When quizzed about the definition of habeas corpus by Senator Maggie Hassan, Noem stumbled and then claimed it meant the literal opposite of what it means:

A quick transcript:

Hassan: Secretary Noem, what is habeas corpus?

Noem: Well, habeas corpus is a constitutional right that the president has to be able to remove people from this country….

Hassan: No, let me stop you

Noem [crosstalk]… and suspend their right to… that’s what suspend their right to…

Hassan: Excuse me, that’s incorrect.

Noem: Lincoln used it…

Hassan: Excuse me, habeas corpus…

Noem: [condescendingly] uh huh

Hassan: … is the legal principle that requires that the government provide a public reason for detaining and imprisoning people. If not for that protection, the government could simple arrest people, including American citizens and hold them indefinitely for no reason. Habeas corpus is the foundational right that separates free societies like America from police states like North Korea. As a Senator from the “Live free or die” state, this matters a lot to me and my constituents and to all Americans. So, Secretary Noem, do you support the core protections that habeas corpus provides that the government must provide a public reason in order to detain and imprison someone?

Noem: I support habeas corpus, I also recognize that the President of the United States has the authority under the Constitution to decide if it should be suspended or not.

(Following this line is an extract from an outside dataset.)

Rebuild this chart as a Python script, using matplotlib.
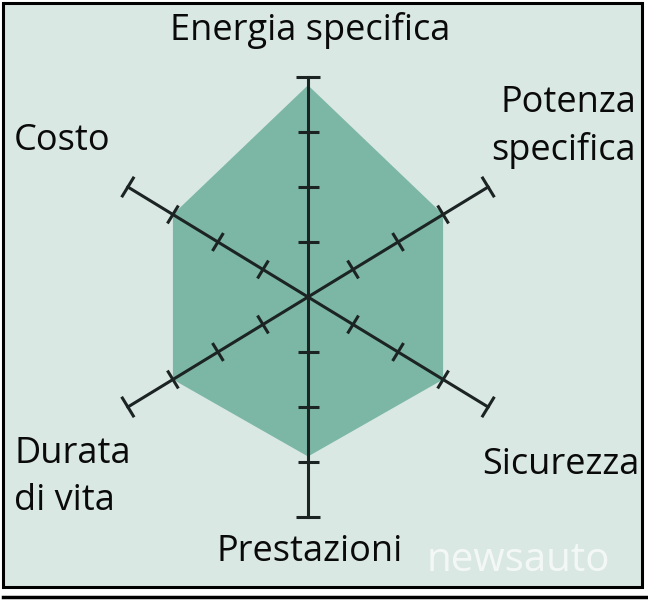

There’s a lot of nonsense to unpack here. Noem’s response wasn’t just wrong — it was revealing. The only thing that seemed to be floating around her MAGA-pickled brain regarding habeas corpus was apparently Stephen Miller’s recent call to suspend habeas corpus entirely. When asked to define this foundational protection against government overreach, she instead described its complete elimination.

But beyond exposing her ignorance, Noem’s answer reveals a fundamental misunderstanding of constitutional power. The Constitution’s habeas corpus provision isn’t some presidential superpower — it’s actually a strict limitation on government authority:

The Privilege of the Writ of Habeas Corpus shall not be suspended, unless when in Cases of Rebellion or Invasion the public Safety may require it.

This isn’t about presidential authority — it’s about strictly limiting when the government can suspend this fundamental right. And even then, it’s Congress’s power, not the president’s. When Noem smugly referenced Lincoln’s suspension of habeas corpus, she apparently missed that the courts explicitly rejected his authority to do so.

This isn’t some obscure constitutional detail — it’s basic structure-of-government stuff. The habeas clause appears in Article I (Congress) not Article II (Executive) for a reason. The fact that our Homeland Security Secretary doesn’t grasp this is more than just embarrassing — it’s dangerous.

Let’s be absolutely clear about what’s happening here: the person in charge of the department that detains more people than any other federal agency fundamentally misunderstands — or deliberately misrepresents — the constitutional right that protects against unlawful detention. She swore an oath to defend a Constitution she apparently hasn’t read, thinking it grants presidents (and, via appointment power, herself) the power to detain and deport at will, when it actually does the opposite.

This isn’t just about constitutional ignorance. Coming right after her El Salvador prison tourism and Miller’s calls to suspend habeas corpus, it reveals a broader authoritarian vision: one where fundamental rights are seen as inconvenient obstacles to be removed, rather than essential protections to be preserved. In normal times, this level of constitutional illiteracy would be disqualifying for any government role. But these aren’t normal times — and that’s precisely why defending these basic principles matters more than ever.